Hey, guys. Rafi here from the endgame investor. We were bombed on Saturday night, actually, Sunday morning at around 430 or so am. I have a video of the impact crater. It was from Hezbollah while Iran was sending its supposedly 300 missiles. But I don’t know what actually happened because anything could be on the news and they could say whatever they want and people will believe them. Doesn’t matter what.

But I do know that a rocket from somewhere came and hid about 100 meters away from my house. So here is that video. Okay, so here’s what happened. We have apartments over here, apartments over here. We have what was a fence. But there’s no fence. There’s a hole. If we turn it around, we see that over here. If I zoom in, there is a piece of fence on that roof.

And it hit over there and broke that roof one block away. And now there’s people pairing this house well, there you go. All right, move on. Nothing to see here. Please disperse. Nothing to see here. Please. And speaking of huge craters, this video is brought to you by dirty man safe, which I believe is one of the safest ways to store your gold and silver, whatever else you want to bury down underneath the ground and not be part of the system.

Obviously, the dirty man safe is not good if you’re being bombed by Hezbollah or Iran, because if they hit your backyard, wherever you have your gold and silver buried, it will probably be destroyed or strewn all over your neighbor’s yard, which is not the best way to keep your gold and silver. But assuming you’re not being bombed, then I believe the dirty man safe is a great way to store your valuables.

You can click on the link in the description below and that will lead you to a landing page which will give you ten free coin holders that hold ten coins each, where you can store your gold and silver inside plastic sheaths inside the dirty man safe. And please use the coupon code. Endgame ten at checkout for 10% off your dirty man safe. And remember, the easiest way for the government to steal your gold and silver during the end game is through ETF’s or through centralized holdings of gold and silver.

It will be very difficult for them to go house to house and dig up into people’s property to search for a few coins on retail levels that I don’t think is plausible, they will take the ETF’s.

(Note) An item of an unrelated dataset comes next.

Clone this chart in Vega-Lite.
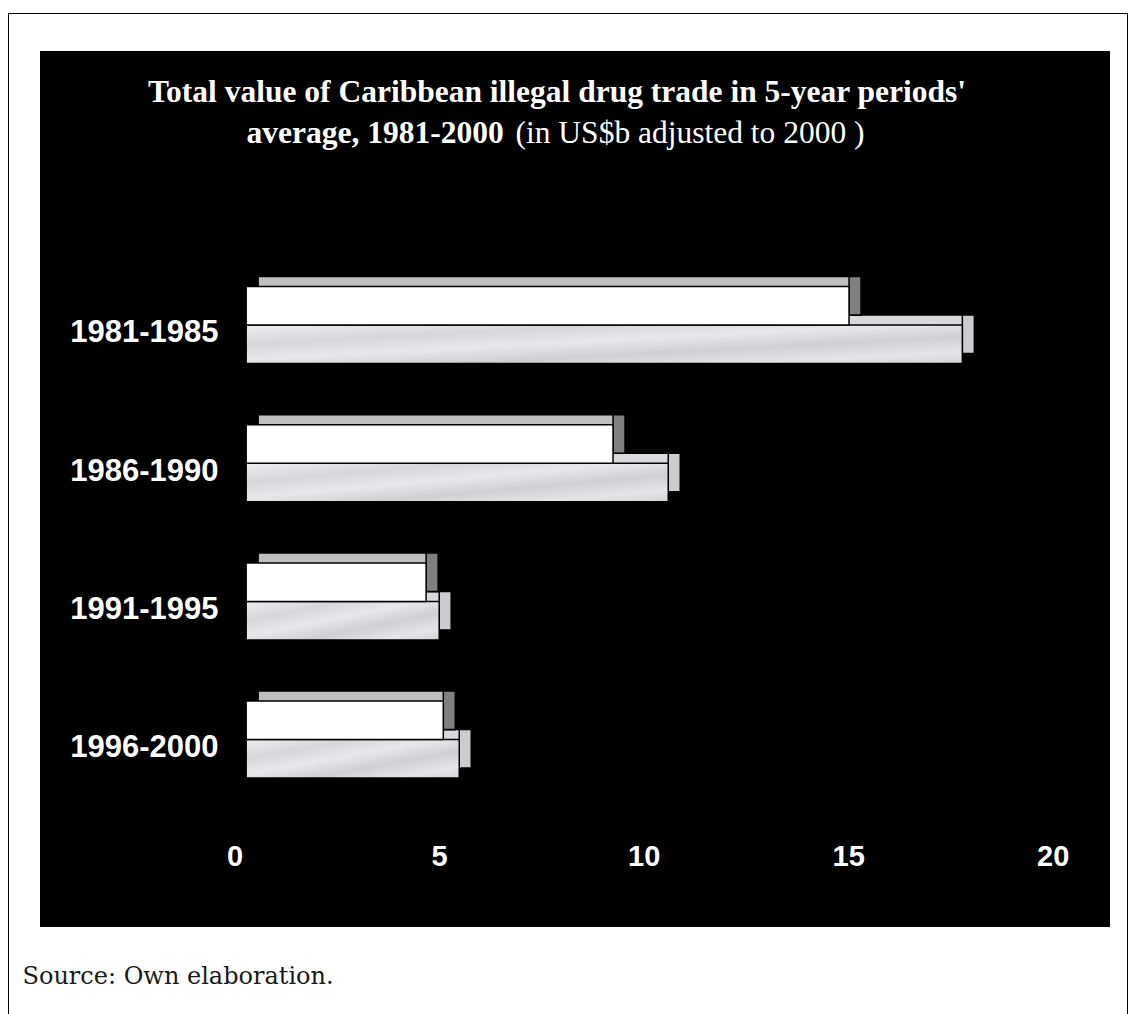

They’re not going to go into your backyard and dig up your property. And so while I do not recommend storing all of your gold and silver with dirty man safe, I do believe that some portion of your stacks of should go underground somewhere where you know where they are and nobody else does.

And what does this have to do with finance? Well, something happened at around 04:35 a. m. When Iran started sending its missiles over to Israel, supposedly. And that was this. Yes, it is true that markets are closed, including futures markets, at Sunday morning at 04:30 a. m. Israel time. But the blockchain markets, where people trade tokens of either nothing or something, they’re still open. They’re open all the time, which I believe contributes to the collective insanity of humanity.

Cause they never have any break, not even for a minute, from trading nice and gentle. We don’t want any unnecessary stress. But anyway, what happened here is this. In the blue, we have a blockchain token that is actually supposedly backed by gold bullion stored by brinks. I don’t want to get into whether it actually is or isn’t, but let’s assume that it is. And the blue line around when Iran started to send its missiles over to Israel.

And there was a thought that maybe world war three was starting. So you had this going on, right. The blue line is gold, basically trading higher to the equivalent of $3,000 per ounce. That’s where this peak is when the missiles started to fall, I believe. And at the same time, you had bitcoin plunging by about 10%. Now, this doesn’t prove anything. It could very well be that when things really start to get hairy, you’re talking about shit hits the fan.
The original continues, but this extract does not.